J. Casacuberta, S. Westerbeek, J.A. Franco, K.J. Groot, S. Hickel, S. Hein, M. Kotsonis (2025)
Physical Review Fluids 10: 023902. doi: 10.1103/PhysRevFluids.10.023902
Direct numerical simulations have been performed to scrutinize the stationary velocity-perturbation streaks that form close downstream of two-dimensional forward-facing step of fixed height embedded in laminar incompressible swept-wing boundary-layer flow.
Stationary streaky structures are found to be universal to swept forward-facing-step flow subjected to three-dimensional perturbations in the incoming boundary layer. The streaks appear as alternating regions of streamise-velocity excess and deficit distributed along the step-edge direction and they develop spatially very close to the wall. A linear nonmodal growth mechanism attributed to the lift-up effect is shown to be mainly responsible for the local inception of the streaks at the upper step corner. It has been isolated that the cross-stream pattern of the fundamental (i.e., primary-wavelength) stationary crossflow perturbation in the incoming boundary layer lifts-up and pushes down low- and high-momentum fluid in adjacent regions of the highly sheared step flow. Under this principle, the lift-up effect gives rise to rapidly amplified and highly energetic streamwise streaks that inherently adopt the spanwise wavelength of the incoming boundary-layer perturbation. This has been argued by decomposing the perturbation field into components tangential (i.e., streamwise-aligned) and orthogonal (i.e., cross-stream-aligned) to the local orientation of base-flow streamlines and examining the mechanism of perturbation production, that is, the production term of the Reynolds-Orr equation. The analysis has revealed that a mechanism of base-flow deceleration, essentially a self-induction effect of streamwise perturbations, additionally contributes to feeding growth to the streaks in a region further downstream of the step.
The results of this work suggest that a wide range of incoming three-dimensional stationary perturbations have the potential to trigger structurally similar stationary near-wall streaks at the step. A key ingredient is the ability of the incoming three-dimensional cross-stream perturbation pattern to effectively redistribute base-flow momentum on interaction with the step flow. The lift-up effect is primarily responsible for the inception of streaks at the step. In turn, the streaks are a linear perturbation that develops as a sensitive reaction of the flow to three-dimensional perturbations in the incoming boundary layer. The present work establishes that the streaks are not a manifestation of additional crossflow instability of the distorted step-flow profiles.

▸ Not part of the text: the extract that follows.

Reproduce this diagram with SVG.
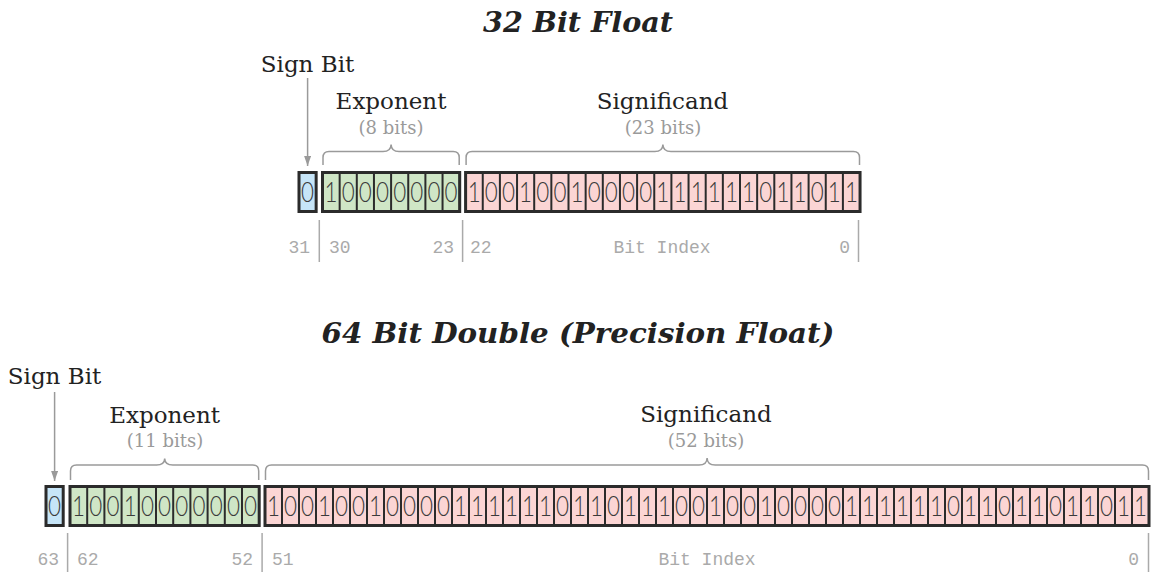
<svg xmlns="http://www.w3.org/2000/svg" width="1152" height="573" viewBox="0 0 1152 573">
<defs>
<marker id="ah" markerUnits="userSpaceOnUse" markerWidth="10" markerHeight="7" refX="10" refY="3.5" orient="auto">
<path d="M0,0 L10,3.5 L0,7 z" fill="#9a9a9a"/>
</marker>
<style>
.title{font-family:"DejaVu Serif",serif;font-weight:bold;font-style:italic;font-size:27px;fill:#222;text-anchor:middle}
.lab{font-family:"DejaVu Serif",serif;font-size:23px;fill:#222;text-anchor:middle}
.sub{font-family:"DejaVu Serif",serif;font-size:18px;fill:#9a9a9a;text-anchor:middle}
.bits{font-family:Lato,"Liberation Sans",sans-serif;font-weight:300;font-size:28px;fill:#3a3a3a;text-anchor:middle}
.idx{font-family:"Liberation Mono",monospace;font-size:18px;fill:#aaa}
.brace{fill:none;stroke:#9a9a9a;stroke-width:1.5}
.tick{stroke:#aaa;stroke-width:1.5}
.out{fill:none;stroke:#2b2b2b;stroke-width:3}
.div{stroke:#2b2b2b;stroke-width:39}
.sgn{fill:#c6e5f8}
.exp{fill:#cfe6c6}
.sig{fill:#fbd5d4}
.arrow{stroke:#9a9a9a;stroke-width:1.5;fill:none}
</style>
</defs>

<g id="title32"><text class="title" x="578" y="32" textLength="190" lengthAdjust="spacingAndGlyphs">32 Bit Float</text></g>

<g id="signlabel32"><text class="lab" x="307.5" y="72">Sign Bit</text></g>

<g id="explabel32">
<text class="lab" x="391" y="109">Exponent</text>
<text class="sub" x="391" y="134">(8 bits)</text>
<path class="brace" d="M323,165 V157.5 Q323,151.5 329,151.5 H383 C388,151.5 391,149 391.1,144.5 C391.2,149 394,151.5 399,151.5 H453.2 Q459.2,151.5 459.2,157.5 V165"/>
</g>

<g id="siglabel32">
<text class="lab" x="662.5" y="109">Significand</text>
<text class="sub" x="663" y="134">(23 bits)</text>
<path class="brace" d="M466.1,165 V157.5 Q466.1,151.5 472.1,151.5 H654.8 C659.8,151.5 662.8,149 662.9,144.5 C663,149 666,151.5 671,151.5 H853.5 Q859.5,151.5 859.5,157.5 V165"/>
</g>

<g id="sign32">
<rect class="sgn" x="299" y="172.5" width="17.15" height="39"/>
<rect class="out" x="299" y="172.5" width="17.15" height="39"/>
<text class="bits" transform="scale(0.8,1)" x="384.5" y="202">0</text>
</g>

<g id="exp32">
<rect class="exp" x="322.5" y="172.5" width="137.2" height="39"/>
<line class="div" x1="338.65" y1="192" x2="459.7" y2="192" stroke-dasharray="2 15.15"/>
<rect class="out" x="322.5" y="172.5" width="137.2" height="39"/>
<text class="bits" transform="scale(0.8,1)" x="413.84 435.28 456.72 478.16 499.59 521.03 542.47 563.91" y="202">10000000</text>
</g>

<g id="sig32">
<rect class="sig" x="465.6" y="172.5" width="394.45" height="39"/>
<line class="div" x1="481.75" y1="192" x2="860" y2="192" stroke-dasharray="2 15.15"/>
<rect class="out" x="465.6" y="172.5" width="394.45" height="39"/>
<text class="bits" transform="scale(0.8,1)" x="592.72 614.16 635.59 657.03 678.47 699.91 721.34 742.78 764.22 785.66 807.09 828.53 849.97 871.41 892.84 914.28 935.72 957.16 978.59 1000.03 1021.47 1042.91 1064.34" y="202">10010010000111111011011</text>
</g>

<g id="index32">
<line class="tick" x1="319.3" y1="220" x2="319.3" y2="262"/>
<line class="tick" x1="462.6" y1="220" x2="462.6" y2="262"/>
<line class="tick" x1="858.5" y1="220" x2="858.5" y2="262"/>
<text class="idx" x="310" y="253" text-anchor="end">31</text>
<text class="idx" x="329" y="253">30</text>
<text class="idx" x="454" y="253" text-anchor="end">23</text>
<text class="idx" x="470" y="253">22</text>
<text class="idx" x="662" y="253" text-anchor="middle">Bit Index</text>
<text class="idx" x="850" y="253" text-anchor="end">0</text>
</g>

<g id="title64"><text class="title" x="578" y="343" textLength="513" lengthAdjust="spacingAndGlyphs">64 Bit Double (Precision Float)</text></g>

<g id="signlabel64"><text class="lab" x="54.5" y="384">Sign Bit</text></g>

<g id="explabel64">
<text class="lab" x="164.6" y="423">Exponent</text>
<text class="sub" x="165" y="447">(11 bits)</text>
<path class="brace" d="M70.5,480 V471 Q70.5,465 76.5,465 H156.6 C161.6,465 164.6,462.5 164.7,458.5 C164.8,462.5 167.8,465 172.8,465 H252.7 Q258.7,465 258.7,471 V480"/>
</g>

<g id="siglabel64">
<text class="lab" x="706" y="422">Significand</text>
<text class="sub" x="706" y="447">(52 bits)</text>
<path class="brace" d="M265.5,480 V471 Q265.5,465 271.5,465 H699 C704,465 707,462.5 707.1,458 C707.2,462.5 710.2,465 715.2,465 H1142.5 Q1148.5,465 1148.5,471 V480"/>
</g>

<g id="sign64">
<rect class="sgn" x="46" y="486.5" width="17.2" height="39"/>
<rect class="out" x="46" y="486.5" width="17.2" height="39"/>
<text class="bits" transform="scale(0.8,1)" x="68.25" y="516">0</text>
</g>

<g id="exp64">
<rect class="exp" x="70" y="486.5" width="189.2" height="39"/>
<line class="div" x1="86.2" y1="506" x2="259.2" y2="506" stroke-dasharray="2 15.2"/>
<rect class="out" x="70" y="486.5" width="189.2" height="39"/>
<text class="bits" transform="scale(0.8,1)" x="98.25 119.75 141.25 162.75 184.25 205.75 227.25 248.75 270.25 291.75 313.25" y="516">10010000000</text>
</g>

<g id="sig64">
<rect class="sig" x="265" y="486.5" width="884" height="39"/>
<line class="div" x1="281" y1="506" x2="1149" y2="506" stroke-dasharray="2 15"/>
<rect class="out" x="265" y="486.5" width="884" height="39"/>
<text class="bits" transform="scale(0.8,1)" x="341.88 363.13 384.38 405.63 426.88 448.13 469.38 490.63 511.88 533.13 554.38 575.63 596.88 618.13 639.38 660.63 681.88 703.13 724.38 745.63 766.88 788.13 809.38 830.63 851.88 873.13 894.38 915.63 936.88 958.13 979.38 1000.63 1021.88 1043.13 1064.38 1085.63 1106.88 1128.13 1149.38 1170.63 1191.88 1213.13 1234.38 1255.63 1276.88 1298.13 1319.38 1340.63 1361.88 1383.13 1404.38 1425.63" y="516">1001001000011111101101110010010000111111011011011011</text>
</g>

<g id="index64">
<line class="tick" x1="67.6" y1="533" x2="67.6" y2="572"/>
<line class="tick" x1="262.1" y1="533" x2="262.1" y2="572"/>
<line class="tick" x1="1148.5" y1="533" x2="1148.5" y2="572"/>
<text class="idx" x="59" y="565" text-anchor="end">63</text>
<text class="idx" x="77" y="565">62</text>
<text class="idx" x="253" y="565" text-anchor="end">52</text>
<text class="idx" x="272" y="565">51</text>
<text class="idx" x="707" y="565" text-anchor="middle">Bit Index</text>
<text class="idx" x="1139" y="565" text-anchor="end">0</text>
</g>

<g id="connectors">
<line class="arrow" x1="307.6" y1="78" x2="307.6" y2="166" marker-end="url(#ah)"/>
<line class="arrow" x1="54.6" y1="392" x2="54.6" y2="481" marker-end="url(#ah)"/>
</g>
</svg>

Finally, linear stability analysis performed through the harmonic Navier-Stokes (HNS) method has confirmed that the streaks are a linear perturbation of forward-facing-step flow. The efficiency of the HNS class of computations allows for parametric studies of critical instability specifications. In this work, effects of spanwise wavelength have been assessed. Within the limits of the present parametric study, perturbation streaks universally form at the step independently of the wavelength of incoming boundary-layer perturbations, albeit the streaks exhibit different spatial amplification factors. An analysis of spanwise-velocity effects, i.e., representative of sweep-angle conditions, has similarly illustrated that stationary streaks form at the step independently of the local organization of the flow. The present work supports the universality of stationary perturbation streaks in three-dimensional laminar forward-facing-step flow, whose main structural features and initial amplitude are set by pertinent stationary three-dimensional perturbations in the incoming boundary layer.